The Zambezi River Authority (ZRA) is this month expected to complete part of the work to rehabilitate Kariba Dam that is jointly shared by Zambia and Zimbabwe and a major source of hydropower generation for the two neighbours, ZRA said on Wednesday.
ZRA had during the last quarter of 2021 asked the state-owned power utilities for the two countries – ZESCO Limited for Zambia and Zimbabwe Power Company (ZPC) – to reduce power generation levels for several hours on selected days to facilitate coffer dam construction works under the plunge pool reshaping sub-project of the Kariba Dam Rehabilitation Project (KDRP).
In doing so, the utilities were expected to implement measures to mitigate the resulting reduction in power generation levels at Kariba, a development that saw ZESCO and ZPC implementing load-shedding programmes.
“The specific works under the pool reshaping sub-project that called for this need have since advanced and are due to be completed by 25th January 2022, thereby ending the Authority’s request to the two power generation utilities,” ZRA said.

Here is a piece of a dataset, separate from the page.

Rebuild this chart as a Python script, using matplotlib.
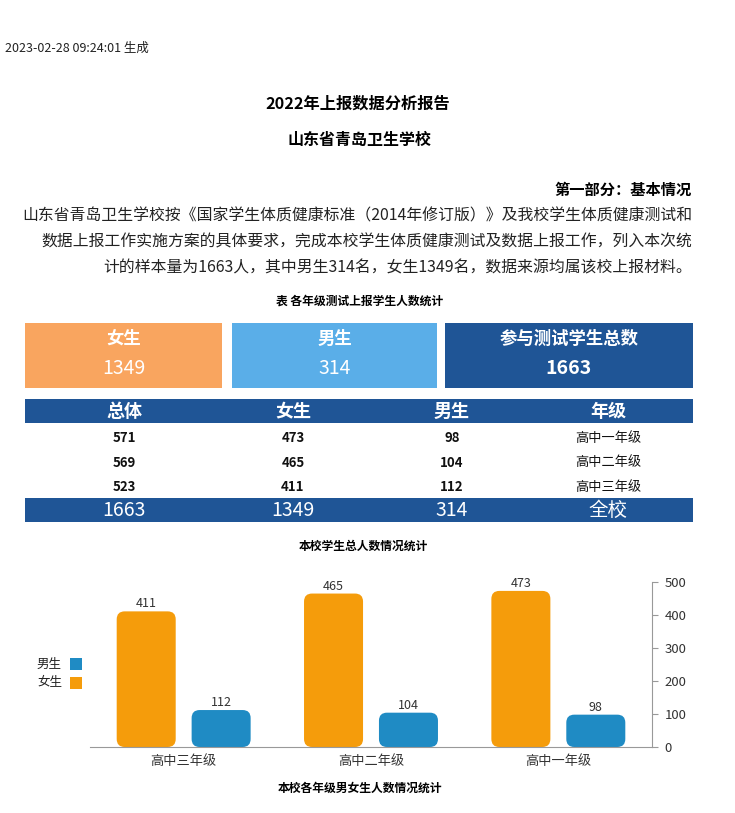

The refurbishment project, which commenced in 2017, comprises the reshaping of the plunge pool and the refurbishment of the spillway gates.
The authority assured the two countries that the remaining works of the KDRP would not result in the utilities seeing reduced generation levels at their respective Kariba power stations.
The KDRP is scheduled to be completed by 2024 and is aimed at assuring the long-term safety and reliability of Kariba dam.
ZRA also reported an increase in water levels in Lake Kariba during the past few weeks.
Owing to the recent steady increase in rainfall activity and associated increase in Zambezi River flows as well as the resultant Lake Kariba inflow, the Lake Level rose from 478.23 metres recorded on January 7 to 478.47m on January 17.
“The Authority allocated 45 BCM (billion cubic metres) to be shared equally between ZESCO Limited and Zimbabwe Power Company for their respective power generation operations at Kariba during 2022.”
ZRA is a bi-national organisation mandated to contribute to the economic, industrial, and social development of Zambia and Zimbabwe by obtaining the greatest possible benefits from the natural advantages offered by the waters of the Zambezi River.